Monday, May 20, 2019

#52 Ancestors Week 21 - Military

#52 Ancestors Week 21 - Military



I began by thinking that the only military ancestors I could think of were my grandmother’s brother Edward Morgan, killed on the Somme in 1916, his cousin Arthur Rudolph Fleming, also killed in France and Paul’s 3 x great grandfather, William Johnson, a career soldier/blacksmith.

I have been surprised to discover many more.

Most of my discoveries have been ancestors who signed up as volunteers in World Wars 1 and 11.  For young Australians WW1 initially presented as an opportunity for travel and excitement – Australia had a population of only 4 million in 1914, yet 416,809 men enlisted to fight.  This represented a staggering 38.7% of the male population aged between 18-44.  Films such as “Gallipoli” tell the story of this excitement and of the dawning horror of what these young men had signed up for.  By the end, when the Armistice was reached in 1918, Australia had made the greatest sacrifice per capita of any Allied nation, and the country was to spend years recovering.

Edward George Morgan

Arthur Rudolph Fleming


Amongst these young men were several from both sides of my family tree.  There was my father’s cousin George William Leicester (Les) White.  Wounded in Egypt, he nevertheless went back and managed to survive.  Dad’s uncle by marriage, John Victor Lehman (married to Nellie White) was also a returned soldier from WW1.  He seems to have suffered from PTSD for ever after, and took his own life in 1943 after taking a shot at his daughter’s boyfriend.  Dad’s uncle Michael Gleeson had a very short war, being invalided out in 1917 after a tour of duty in France.  He too seems to have been marked for life, becoming a lifelong alcoholic who committed a string of petty crimes while under the influence.

From my mother’s family went Roy Stretton, a cousin of her father’s, who also fought in France. The wonderfully named Power Goulburn Morgan (known as Pat) was the son of Josephine’s uncle John Morgan.  His family had emigrated to New Zealand after his birth (in the NSW town of Goulburn) and he enlisted with the NZ Army in 1916.  We know from his service record that he was a driver based in Louvencourt (in Picardie, not far from Peronne).  In 1918 he had an accident with the horse he was riding and broke his arm – this seems to have been his only war injury.  After the war he returned to NZ, married and lived out his life in Auckland until his death in 1978.

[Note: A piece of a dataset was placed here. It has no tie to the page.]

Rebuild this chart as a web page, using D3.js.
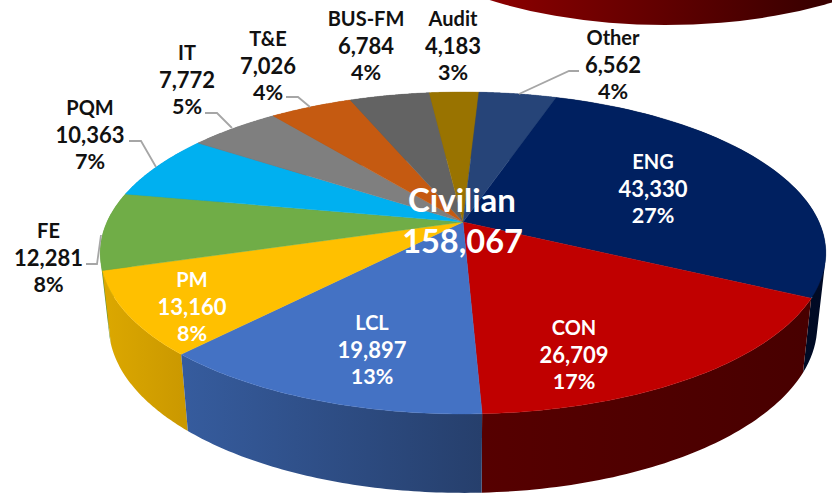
<!DOCTYPE html>
<html><head><meta charset="utf-8">
<script src="https://cdn.jsdelivr.net/npm/d3@7"></script>
<style>html,body{margin:0;background:#fff}svg{display:block}text{font-family:Lato,"Open Sans",sans-serif;font-weight:700;text-anchor:middle;dominant-baseline:central}</style>
</head><body><svg id="c" width="832" height="494"></svg>
<script>
const categories=["ENG","CON","LCL","PM","FE","PQM","IT","T&E","BUS-FM","Audit","Other"];
const values=[43330,26709,19897,13160,12281,10363,7772,7026,6784,4183,6562];
const percents=["27%","17%","13%","8%","8%","7%","5%","4%","4%","3%","4%"];
const colors=["#002060","#c00000","#4472c4","#ffc000","#70ad47","#00b0f0","#7f7f7f","#c55a11","#636363","#997300","#264478"];
const wallLeft=["#000e2c","#560000","#365c9e","#dca800","#60943c","#0090c8","#666","#a04a0e","#505050","#7c5e00","#1e3760"];
const wallRight=["#000a24","#480000","#263f6c","#cb9900","#60943c","#0090c8","#666","#a04a0e","#505050","#7c5e00","#1e3760"];
const totalLabel=["Civilian","158,067"];
const labelPos=[[653,161],[574,327],[372,322],[192,279],[48.5,230],[90,107],[187,52],[268,38],[366,18],[453,18],[613,37]];
const labelDark=[false,false,false,false,true,true,true,true,true,true,true];
const lineSizes=[20,22,21.5];
const leaders={4:[[86,264],[97,264],[101,235]],5:[[129,141],[141,141],[156,167]],6:[[205,113],[217,113],[232,128]],7:[[286,97],[298,97],[310,107]],10:[[519,94],[569,71],[579,71]]};

const svg=d3.select("#c");
const cx=463,cy=222,A=356,B=155,p=0.1925,A2=347.6,Yb=293.5,B2=161;
const top3=t=>{const u=Math.sin(t),v=Math.cos(t),d=1+p*v;return [cx+A*u/d,cy-B*v/d];};
const bot3=t=>{const u=Math.sin(t),v=Math.cos(t),d=1+p*v;return [cx+A2*u/d,Yb-B2*v/d];};
const start=18*Math.PI/180;
const pie=d3.pie().sort(null).startAngle(start).endAngle(start+2*Math.PI);
const arcs=pie(values).map((d,i)=>({...d,i}));
const line=d3.line();
const steps=(a,b)=>d3.range(0,61).map(k=>a+(b-a)*k/60);
const defs=svg.append("defs");

// clipped shape of the neighbouring chart at the top edge
const blob=defs.append("linearGradient").attr("id","blob").attr("gradientUnits","userSpaceOnUse").attr("x1",490).attr("x2",815).attr("y1",0).attr("y2",0);
blob.append("stop").attr("offset",0).attr("stop-color","#8c0000");
blob.append("stop").attr("offset",1).attr("stop-color","#3a0000");
svg.append("ellipse").attr("cx",665).attr("cy",-95).attr("rx",287).attr("ry",120).attr("fill","url(#blob)");

// walls, back to front; each wall is a run of same-winding quads so the silhouette is filled
const walls=arcs.slice().sort((a,b)=>Math.cos((b.startAngle+b.endAngle)/2)-Math.cos((a.startAngle+a.endAngle)/2));
walls.forEach(d=>{
  const ts=steps(d.startAngle,d.endAngle);
  const xs=d3.extent(ts.map(t=>top3(t)[0]));
  const g=defs.append("linearGradient").attr("id","w"+d.i).attr("gradientUnits","userSpaceOnUse").attr("x1",xs[0]).attr("x2",xs[1]).attr("y1",0).attr("y2",0);
  g.append("stop").attr("offset",0).attr("stop-color",wallLeft[d.i]);
  g.append("stop").attr("offset",1).attr("stop-color",wallRight[d.i]);
  let path="";
  for(let k=0;k<ts.length-1;k++){
    let q=[top3(ts[k]),top3(ts[k+1]),bot3(ts[k+1]),bot3(ts[k])];
    if(d3.polygonArea(q)<0) q=q.reverse();
    path+=line(q)+"Z";
  }
  svg.append("path").attr("d",path).attr("fill",`url(#w${d.i})`);
});

// top surface
arcs.forEach(d=>{
  const pts=[[cx,cy]].concat(steps(d.startAngle,d.endAngle).map(top3));
  svg.append("path").attr("d",line(pts)+"Z").attr("fill",colors[d.i]).attr("stroke",colors[d.i]).attr("stroke-width",0.4);
});

// leaders
Object.entries(leaders).forEach(([k,pts])=>{
  svg.append("path").attr("d",line(pts)).attr("fill","none").attr("stroke","#a6a6a6").attr("stroke-width",1.8);
});

// labels
const fmt=d3.format(",");
arcs.forEach(d=>{
  const [x,y]=labelPos[d.i];
  [categories[d.i],fmt(values[d.i]),percents[d.i]].forEach((s,j)=>{
    svg.append("text").attr("x",x).attr("y",y+j*27).attr("font-size",lineSizes[j]).attr("fill",labelDark[d.i]?"#111":"#fff").text(s);
  });
});
svg.append("text").attr("x",462).attr("y",199).attr("font-size",33).attr("fill","#fff").text(totalLabel[0]);
svg.append("text").attr("x",462.5).attr("y",240).attr("font-size",32.5).attr("fill","#fff").text(totalLabel[1]);
</script></body></html>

In Paul’s extended family of McCanns, Roberts and Johnsons there were at least 8 volunteers, including three from the one family.   Robert and Val McGuire both went to Gallipoli with the 15th  Battalion, and their brother Charles was wounded in France.  William Samin and his brother Frederick both fought at Amiens.  Reg Johnson joined up aged 19 in 1917 and was sent straight to France but appears to have been there only a few months before he was invalided out to England.  By the time he recovered, the war was over.  Great uncle Herb McCann was a member of the 11th  Australian Light Horse.  His brigade was in Palestine and took part in the famous Beersheeba Charge.

Herb McCann

All of these men came home and went back to their lives – mostly as small farmers – married and had families.  Typically, they never spoke about their war experiences.

William Johnson was a career soldier; a sergeant blacksmith.  Born in Essex, England, he appears to have joined up early to the 57th Regiment, known as the Royal Staff Corps Mounted and Dismounted Regiments. Royal Staff Corps were a separate body under command of the Horse Guards (ie the Army).  They were under command of the Board of Ordnance (Royal Artillery and Engineers).
The official dividing line was that the RSC did the temporary field works and the Engineers did the more permanent things.  The RSC usually did bridging, while the RE did sieges and permanent fortifications. In about 1830, the RSC was disbanded and amalgamated with the Royal Engineers.

In 1821, William was with his regiment in Barbados, then under British rule.  There he married a local woman called Martha Donovan (who had already been married and had two children to Samuel Donovan).

William and Martha had a son (William Joseph) in Barbados, but by 1826 the Regiment had moved to Australia,  and not long after this, William appears to have left the army.  He and his wife had six more children and it was his daughter Mary who married the first Charles McCann.  Charles was a wheelwright, and it seems as if the two men worked together later on the goldfields around Ballarat and Bullarook to make “McCann Wagons”.  We aren’t sure what they were used for but guess that they were used for carting large supplies such as timber to the goldfields.

After Eureka, William, Martha and all of the children moved away from the goldfields to the rich lode of the cedar forests in the far north coast of NSW where both timber felling and transport (including buses and taxis) sustained several of the next generations.  He died at the age of 70 and is buried in the Ballina Pioneer cemetery, now a park on the banks of the Richmond River.

1 comment:

  1. Such dashing hats they had. I like the one with the plume.